Some trees can be trimmed in as little as 30 seconds, Abel said, but it takes more time to bring the unruly branches and bare spots of others under control.
"We've kind of copied that artificial look," said Fred Battenfeld, whose family has been growing and selling Christmas trees since the mid-'50s on 100 acres about 25 miles north of Abel's Trees. Christmas trees are not Battenfeld's only crop. The Battenfeld family has been growing flowers since 1906 and today is the largest grower of distinctive hybrid anemones in the United States.
"We used to be able to sell anything we grew," he said. "The more perfect the tree now, the easier it is to sell. Years ago we never pruned any trees until after the growing season."
Real Christmas trees outsell the artificial variety — most of which are made in China — by more than three to one, the NCTA said.
Farm-grown trees come two ways — pre-cut or cut your own. True Christmas-tree aficionados, like their locavore comrades, like to forage for their trees at the source.

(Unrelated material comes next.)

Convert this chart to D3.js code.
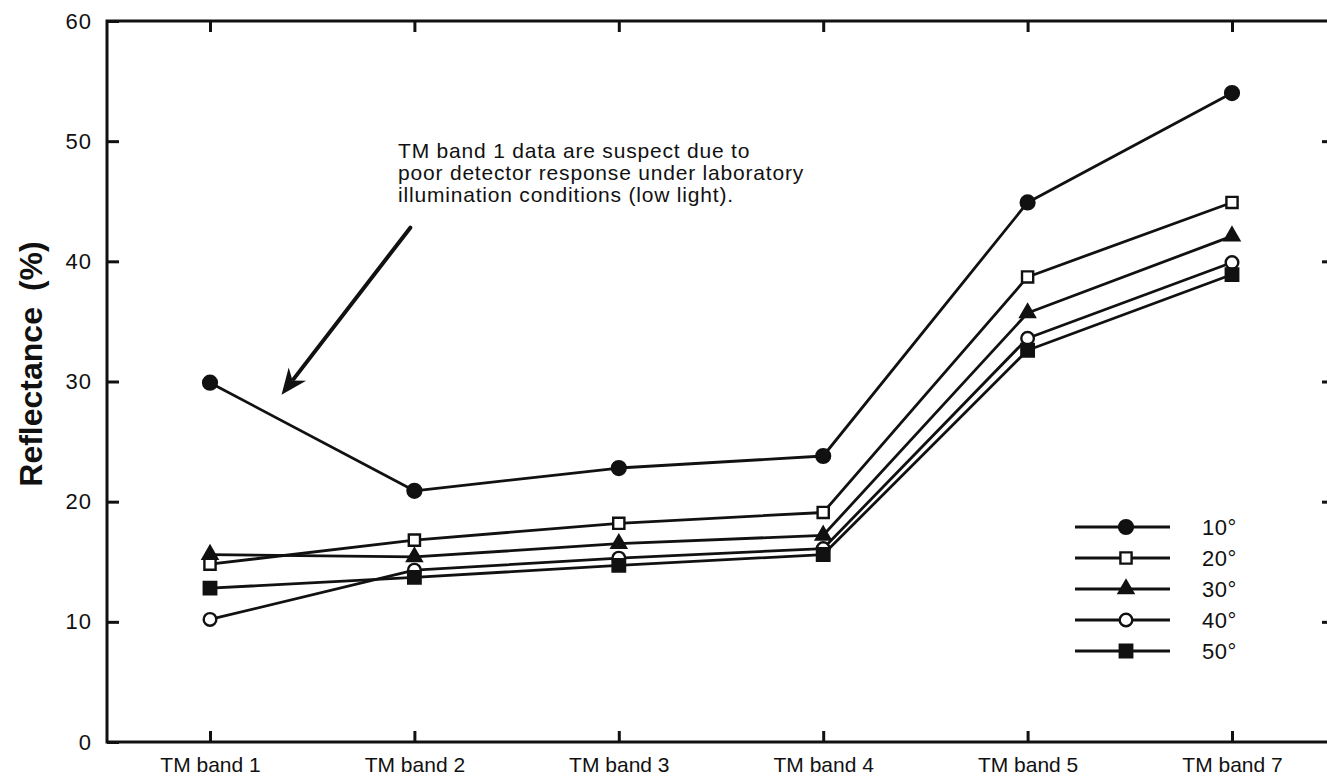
<!DOCTYPE html>
<html>
<head>
<meta charset="utf-8">
<script src="https://cdn.jsdelivr.net/npm/d3@7"></script>
<style>
  html, body { margin: 0; padding: 0; background: #fff; }
  svg { display: block; }
  text { font-family: "Liberation Sans", Arial, Helvetica, sans-serif; fill: #111; }
</style>
</head>
<body>
<svg id="chart" width="1327" height="779"></svg>
<script>
// ---- data ----
const bands = ["TM band 1", "TM band 2", "TM band 3", "TM band 4", "TM band 5", "TM band 7"];
const angles = ["10°", "20°", "30°", "40°", "50°"];
const r10 = [29.9, 20.9, 22.8, 23.8, 44.9, 54.0];
const r20 = [14.8, 16.8, 18.2, 19.1, 38.7, 44.9];
const r30 = [15.6, 15.4, 16.5, 17.2, 35.7, 42.1];
const r40 = [10.2, 14.3, 15.3, 16.1, 33.6, 39.9];
const r50 = [12.8, 13.7, 14.7, 15.6, 32.6, 38.9];
const yTicks = [0, 10, 20, 30, 40, 50, 60];
const yTitle = "Reflectance";
const yUnit = "(%)";
const note = [
  "TM band 1 data are suspect due to",
  "poor detector response under laboratory",
  "illumination conditions (low light)."
];

const seriesValues = [r10, r20, r30, r40, r50];
const markerShapes = [
  {type: d3.symbolCircle, size: 150, fill: "#111"},
  {type: d3.symbolSquare, size: 125, fill: "#fff"},
  {type: d3.symbolTriangle, size: 90, fill: "#111"},
  {type: d3.symbolCircle, size: 125, fill: "#fff"},
  {type: d3.symbolSquare, size: 155, fill: "#111"}
];

// ---- layout ----
const svg = d3.select("#chart");
const frame = {left: 107, top: 21, right: 1331, bottom: 742};

const x = d3.scalePoint().domain(bands).range([210, 1232]);
const xi = d3.scaleLinear().domain([0, bands.length - 1]).range([210, 1232]);
const y = d3.scaleLinear().domain([0, 60]).range([frame.bottom, frame.top]);

// frame
svg.append("rect")
  .attr("x", frame.left).attr("y", frame.top)
  .attr("width", frame.right - frame.left).attr("height", frame.bottom - frame.top)
  .attr("fill", "none").attr("stroke", "#111").attr("stroke-width", 3);

// axes
const gL = svg.append("g").attr("transform", `translate(${frame.left},0)`)
  .call(d3.axisLeft(y).tickValues(yTicks).tickSize(-12).tickPadding(15).tickFormat(d3.format("d")));
const gB = svg.append("g").attr("transform", `translate(0,${frame.bottom})`)
  .call(d3.axisBottom(x).tickSize(-11).tickPadding(15));
const gT = svg.append("g").attr("transform", `translate(0,${frame.top})`)
  .call(d3.axisTop(x).tickSize(-11).tickFormat(""));
const gR = svg.append("g").attr("transform", `translate(${frame.right},0)`)
  .call(d3.axisRight(y).tickValues([10, 20, 30, 40, 50]).tickSize(-9).tickFormat(""));

[gL, gB, gT, gR].forEach(g => {
  g.select(".domain").remove();
  g.selectAll(".tick line").attr("stroke", "#111").attr("stroke-width", 3);
  g.selectAll("text").attr("fill", "#111").style("font-family", "'Liberation Sans', Arial, sans-serif");
});
gL.selectAll("text").style("font-size", "22px").style("letter-spacing", "1px");
gB.selectAll("text").style("font-size", "21px");

// y title
const yt = svg.append("text")
  .attr("transform", "translate(42,364) rotate(-90)")
  .attr("text-anchor", "middle")
  .style("font-size", "32px").style("font-weight", "bold");
yt.append("tspan").text(yTitle);
yt.append("tspan").attr("dx", 16).text(yUnit);

// lines
const line = d3.line().x((d, i) => x(bands[i])).y(d => y(d));
seriesValues.forEach((vals, k) => {
  svg.append("path").datum(vals)
    .attr("d", line)
    .attr("fill", "none").attr("stroke", "#111").attr("stroke-width", 2.8)
    .attr("stroke-linejoin", "round");
});
// markers
seriesValues.forEach((vals, k) => {
  const m = markerShapes[k];
  svg.append("g").selectAll("path").data(vals).join("path")
    .attr("transform", (d, i) => `translate(${x(bands[i])},${y(d)})`)
    .attr("d", d3.symbol().type(m.type).size(m.size))
    .attr("fill", m.fill).attr("stroke", "#111").attr("stroke-width", 2.4);
});

// legend
const legend = svg.append("g");
angles.forEach((a, k) => {
  const ly = 527 + k * 31;
  const m = markerShapes[k];
  legend.append("line").attr("x1", 1075).attr("x2", 1170).attr("y1", ly).attr("y2", ly)
    .attr("stroke", "#111").attr("stroke-width", 2.8);
  legend.append("path").attr("transform", `translate(1126,${ly})`)
    .attr("d", d3.symbol().type(m.type).size(m.size))
    .attr("fill", m.fill).attr("stroke", "#111").attr("stroke-width", 2.4);
  legend.append("text").attr("x", 1202).attr("y", ly + 8)
    .style("font-size", "22px").style("letter-spacing", "0.5px").text(a);
});

// annotation (positioned in data space)
const ann = svg.append("g");
note.forEach((t, i) => {
  ann.append("text").attr("x", xi(0.92)).attr("y", y(48.6) + i * 22)
    .style("font-size", "21px").style("letter-spacing", "0.8px").text(t);
});
const ax0 = xi(0.98), ay0 = y(42.8), ax1 = xi(0.35), ay1 = y(28.9);
const ang = Math.atan2(ay1 - ay0, ax1 - ax0);
const headLen = 26, headW = 11;
const bx = ax1 - headLen * Math.cos(ang), by = ay1 - headLen * Math.sin(ang);
ann.append("line").attr("x1", ax0).attr("y1", ay0).attr("x2", bx + 6 * Math.cos(ang)).attr("y2", by + 6 * Math.sin(ang))
  .attr("stroke", "#111").attr("stroke-width", 4).attr("stroke-linecap", "round");
const px = -Math.sin(ang), py = Math.cos(ang);
ann.append("path")
  .attr("d", `M${ax1},${ay1} L${bx + headW * px},${by + headW * py} L${bx + 8 * Math.cos(ang)},${by + 8 * Math.sin(ang)} L${bx - headW * px},${by - headW * py} Z`)
  .attr("fill", "#111");
</script>
</body>
</html>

Their numbers are growing; 24 percent of farm-grown-Christmas-tree buyers last year took the cut-your-own route.
Memory Lane Christmas Tree Farm, Tantoul, Kan. Credit: National Christmas Tree Association
Both Abel and Battenfeld run cut-your-own-tree operations.
Battenfeld's father began planting Christmas trees in what had been an apple orchard in the '40s because of changing crop economics that made trees more lucrative than apples.
"At that time, cut your own tree was in its infancy," he said.
Abel, whose land has been in his family since the 1850s, sees cut-your-own as part of a growing interest in shared activities and creating family memories.
"People are going back to having a family tradition," he said.
"It's not so much about the product," said Battenfeld. "It's about the event. We've had the same people coming for 20 to 30 years—we're on the second and third generations with some families."
Running a cut-your-own farm calls for a lot of manual labor. It also involves crop planning and yield management.
"We plant new trees in existing fields where trees are cut," Abel said. "It's all done manually. And when it comes to trimming, it's very labor intensive."
"We try and plant every vacated area," said Battenfeld. "You have to have trees of all sizes coming along," he said. "Our cycle begins in early spring."
Battenfeld applies herbicide in the spring and mows between trees at least twice each summer.
Christmas-tree farming is not without its own hazards and challenges.
"The farmer has to be a soil scientist," said NCTA's Dungey. "He has to constantly check and monitor for insects and soil pathogens. It's even more difficult because you don't get an annual yield. Mother Nature is the number-one hazard."
Deer, in particular, are a nuisance. They like Christmas trees as much as we do. Marauding deer invaded one Christmas-tree farm in Iowa last year and nibbled up between 10,000-and-12,000 trees, worth an estimated $80,000.
There is also pressure on the land itself, particularly for farms that are within the orbit of large metropolitan areas such as New York City and became attractive for residential development.
The recession put the kibosh on the aggressive conversion of farmland into housing tracts in New York's Hudson River Valley, with raw land now going begging, Battenfeld said. But he's concerned about tomorrow and a way of life he'd like to keep in the family.
"As long as I can carve out a living, you'll never see houses here," he said. "I have my two children here. Hopefully, they'll be able to make a decent living too."
And there is the pleasure of the work itself.
"I like to work out of doors," Battenfeld said. "It's a very festive time of year and people are in a very good mood."